Introduction

Le fumier et les autres matières de source agricoles (MSA) sont précieux pour les agriculteurs. Ils sont en effet riches en éléments nutritifs et en matière organique et contribuent de manière importante à la productivité et à la santé des sols. Toutefois, ces mêmes éléments nutritifs peuvent aussi être néfastes pour la qualité de l’eau lorsqu’ils ruissellent jusqu’aux lacs et aux rivières.

L’hiver n’est pas une bonne période pour épandre du fumier, car l’eau ne peut pas s’infiltrer de manière efficace dans un sol gelé. L’eau générée par la fonte des neiges, souvent combinée à des précipitations, circule dans les champs et transporte des éléments nutritifs. Des recherches effectuées en Ontario montrent que 67 à 98 % des pertes de phosphore à partir de terres cultivées se produisent hors de la saison de croissance.
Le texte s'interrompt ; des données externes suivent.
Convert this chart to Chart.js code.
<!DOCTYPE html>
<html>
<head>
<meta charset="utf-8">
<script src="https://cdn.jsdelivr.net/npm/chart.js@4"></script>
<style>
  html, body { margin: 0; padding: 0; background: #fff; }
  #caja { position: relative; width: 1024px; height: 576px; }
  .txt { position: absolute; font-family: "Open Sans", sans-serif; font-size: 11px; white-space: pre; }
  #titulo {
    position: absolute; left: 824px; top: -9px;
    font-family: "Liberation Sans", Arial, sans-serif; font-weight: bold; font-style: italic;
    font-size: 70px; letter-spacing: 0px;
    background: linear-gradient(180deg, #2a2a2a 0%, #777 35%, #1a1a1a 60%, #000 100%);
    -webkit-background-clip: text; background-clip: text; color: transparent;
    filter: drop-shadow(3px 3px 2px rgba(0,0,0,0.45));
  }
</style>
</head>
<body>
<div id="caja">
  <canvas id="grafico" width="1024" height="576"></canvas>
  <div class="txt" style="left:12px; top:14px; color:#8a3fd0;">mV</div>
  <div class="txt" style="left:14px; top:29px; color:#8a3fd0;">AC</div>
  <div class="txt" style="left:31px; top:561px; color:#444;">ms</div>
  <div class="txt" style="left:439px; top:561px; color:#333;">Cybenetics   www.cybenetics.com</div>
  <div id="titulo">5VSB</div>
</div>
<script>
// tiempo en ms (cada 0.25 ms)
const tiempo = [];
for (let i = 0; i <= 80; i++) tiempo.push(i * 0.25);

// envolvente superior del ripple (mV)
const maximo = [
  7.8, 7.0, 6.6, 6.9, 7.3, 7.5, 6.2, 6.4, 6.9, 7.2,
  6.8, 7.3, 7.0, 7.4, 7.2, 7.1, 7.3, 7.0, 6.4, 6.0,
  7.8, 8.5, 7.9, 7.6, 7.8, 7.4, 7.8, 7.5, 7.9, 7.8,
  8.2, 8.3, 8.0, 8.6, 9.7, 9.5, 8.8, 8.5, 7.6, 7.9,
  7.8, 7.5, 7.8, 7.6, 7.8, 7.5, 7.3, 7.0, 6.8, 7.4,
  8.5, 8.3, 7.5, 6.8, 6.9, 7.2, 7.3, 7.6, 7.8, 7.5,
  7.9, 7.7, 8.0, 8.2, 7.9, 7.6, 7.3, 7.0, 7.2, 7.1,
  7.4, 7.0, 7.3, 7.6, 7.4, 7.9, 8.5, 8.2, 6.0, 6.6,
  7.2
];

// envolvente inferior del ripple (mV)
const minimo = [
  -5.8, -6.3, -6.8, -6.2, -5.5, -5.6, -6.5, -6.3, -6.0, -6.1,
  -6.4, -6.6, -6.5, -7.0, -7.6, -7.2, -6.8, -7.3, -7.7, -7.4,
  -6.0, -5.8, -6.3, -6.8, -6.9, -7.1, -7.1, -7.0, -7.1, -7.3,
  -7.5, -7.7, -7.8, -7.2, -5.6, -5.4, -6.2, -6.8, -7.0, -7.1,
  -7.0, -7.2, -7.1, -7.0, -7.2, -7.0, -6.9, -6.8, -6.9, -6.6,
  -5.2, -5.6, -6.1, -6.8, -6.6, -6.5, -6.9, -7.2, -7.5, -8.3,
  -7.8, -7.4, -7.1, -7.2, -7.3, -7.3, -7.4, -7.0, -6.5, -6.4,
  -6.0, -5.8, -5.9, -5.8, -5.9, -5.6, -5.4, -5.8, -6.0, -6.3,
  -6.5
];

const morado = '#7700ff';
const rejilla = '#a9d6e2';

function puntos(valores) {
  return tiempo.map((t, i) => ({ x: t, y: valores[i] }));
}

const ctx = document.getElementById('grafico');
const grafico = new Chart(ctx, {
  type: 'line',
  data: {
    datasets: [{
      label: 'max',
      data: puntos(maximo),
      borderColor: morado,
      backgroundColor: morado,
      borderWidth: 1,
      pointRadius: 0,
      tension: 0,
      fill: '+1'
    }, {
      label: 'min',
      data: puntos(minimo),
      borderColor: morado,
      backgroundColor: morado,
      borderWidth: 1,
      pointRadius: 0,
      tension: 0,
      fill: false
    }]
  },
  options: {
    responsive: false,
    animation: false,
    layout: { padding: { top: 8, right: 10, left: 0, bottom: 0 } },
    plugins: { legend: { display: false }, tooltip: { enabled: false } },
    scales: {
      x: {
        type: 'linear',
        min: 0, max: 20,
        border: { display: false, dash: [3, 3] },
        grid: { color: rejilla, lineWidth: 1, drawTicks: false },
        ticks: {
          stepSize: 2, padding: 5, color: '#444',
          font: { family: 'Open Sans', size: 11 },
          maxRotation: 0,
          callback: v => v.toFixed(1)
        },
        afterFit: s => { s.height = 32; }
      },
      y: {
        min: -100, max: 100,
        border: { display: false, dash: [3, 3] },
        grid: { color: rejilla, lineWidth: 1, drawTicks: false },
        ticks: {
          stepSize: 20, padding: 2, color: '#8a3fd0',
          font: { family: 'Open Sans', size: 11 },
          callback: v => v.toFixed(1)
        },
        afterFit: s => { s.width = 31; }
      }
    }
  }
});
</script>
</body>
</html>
Le risque accru de perte ou de déplacement d’éléments nutritifs signifie qu’une quantité moindre de ces derniers est disponible pour les cultures lorsque le fumier est épandu en hiver. Il est grandement reconnu que l’épandage hivernal n’est pas approprié et peut être à l’origine d’une mauvaise perception de l’agriculture par la population.

La présente fiche technique décrit des stratégies de gestion du fumier visant à prévenir les situations où le fumier doit être épandu durant l’hiver ainsi que des méthodes pour minimiser les risques lorsque l’épandage en hiver est incontournable.

La gestion du fumier : un travail à l’année

Les périodes traditionnelles d’épandage du fumier au printemps et à l’automne correspondent à des moments très occupés pour les producteurs agricoles. Des sols humides et des conditions météorologiques imprévisibles conjugués à la pression des semis ou des récoltes peuvent entraîner des retards dans l’épandage du fumier et obliger les agriculteurs à épandre le fumier dans des conditions moins qu’optimales. Toutefois, des modifications apportées à certaines pratiques peuvent réduire la pression associée à ces périodes surchargées.

Diversifier les rotations culturales. La culture de céréales qui peuvent être récoltées assez tôt permet de disposer de suffisamment de temps pour épandre le fumier sous des conditions idéales. Les cultures fourragères sont récoltées plusieurs fois durant la saison de croissance et permettent l’épandage de fumier entre les fauches (figure 1).

Le camion ajoute le blé d'hiver aux cultures

Figure 1. L’introduction de blé d’automne dans les rotations peut offrir une période additionnelle pour l’épandage du fumier pendant que les autres cultures poursuivent leur croissance.

Investir dans le stockage du fumier. La construction de structures additionnelles de stockage du fumier liquide ou d’un abri sur une structure existante pour la protéger de la pluie permet d’entreposer davantage de fumier durant l’hiver.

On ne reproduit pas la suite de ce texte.